Boeing
  • A newly identified software flaw in the Boeing 737 Max will take months to fix, according to several outlets, making it unlikely that the embattled aircraft will return to the skies before October.
  • The US Federal Aviation Administration on Wednesday said it had recently found a "potential risk" with the Max that Boeing must address before the aircraft can return to service.
  • A Boeing official told Reuters on Thursday that the software issue would take until at least September to fix, while sources familiar with the matter told Bloomberg it was estimated to take "a few weeks to three months," while another said it could take "two to three months, but not longer."
  • The plane has been grounded since March after two fatal crashes involving the aircraft killed a combined 346 people.
  • For more stories, go to www.businessinsider.co.za.

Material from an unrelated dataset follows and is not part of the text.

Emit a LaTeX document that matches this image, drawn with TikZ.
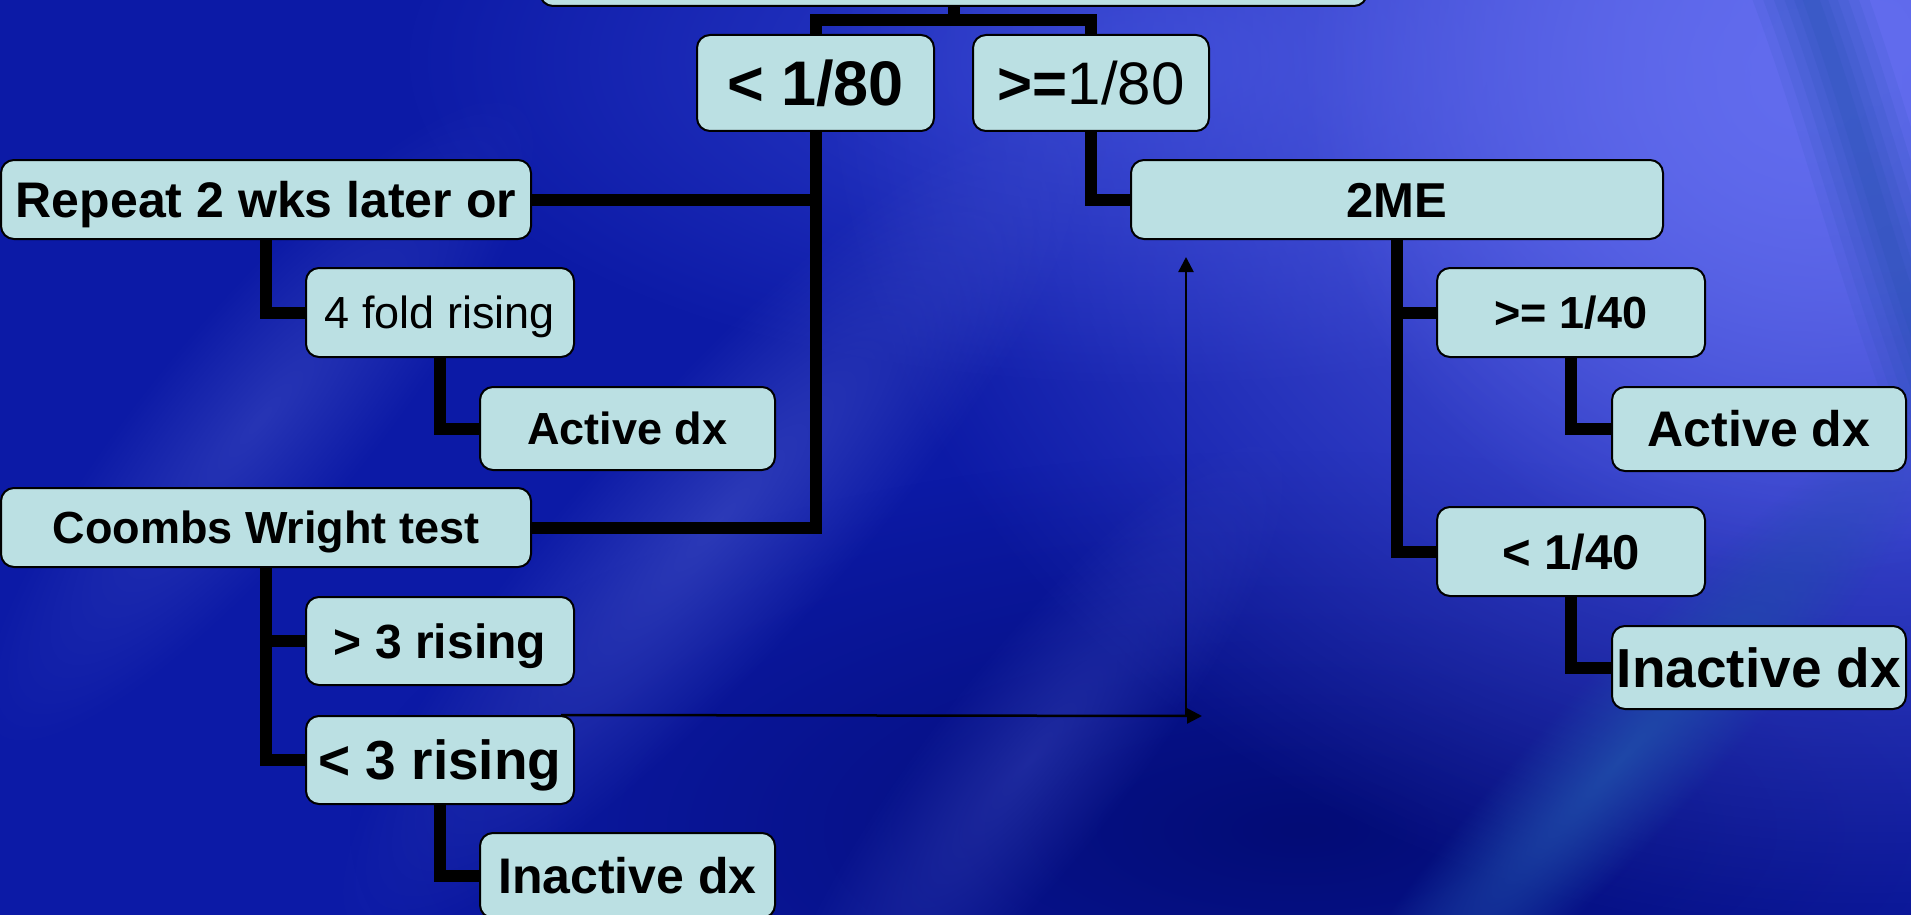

A newly identified software flaw in the Boeing 737 Max will take months to fix, according to several outlets, making it unlikely that the embattled aircraft will return to the skies before October.

The US Federal Aviation Administration on Wednesday said it had recently found a "potential risk" with the Max that Boeing must address before the aircraft can return to service. Sources told Reuters that the risk was discovered during a simulator test last week.

The FAA added that it was "following a thorough process" and "not a prescribed timeline" in order to get the plane back into the air. The plane was banned from flying in March after two fatal crashes involving the aircraft killed a combined 346 people.

A company official told Reuters on Thursday that the software issue would take until at least September to fix, which would delay the plane's return until October at the earliest.

Sources familiar with the matter gave Bloomberg varied estimates on how long the fix would take, with one person saying it was estimated to take "a few weeks to three months," while another said it could take "two to three months, but not longer."

In May, Boeing reportedly told one of its key buyers of the 737 Max, Indian budget carrier SpiceJet, that the grounded 737 Max would be back in the air by July after completing an update for the Max's troubled control software, which has been linked to both crashes.

Boeing said it was confident that the update will make the Max "one of the safest airplanes ever to fly."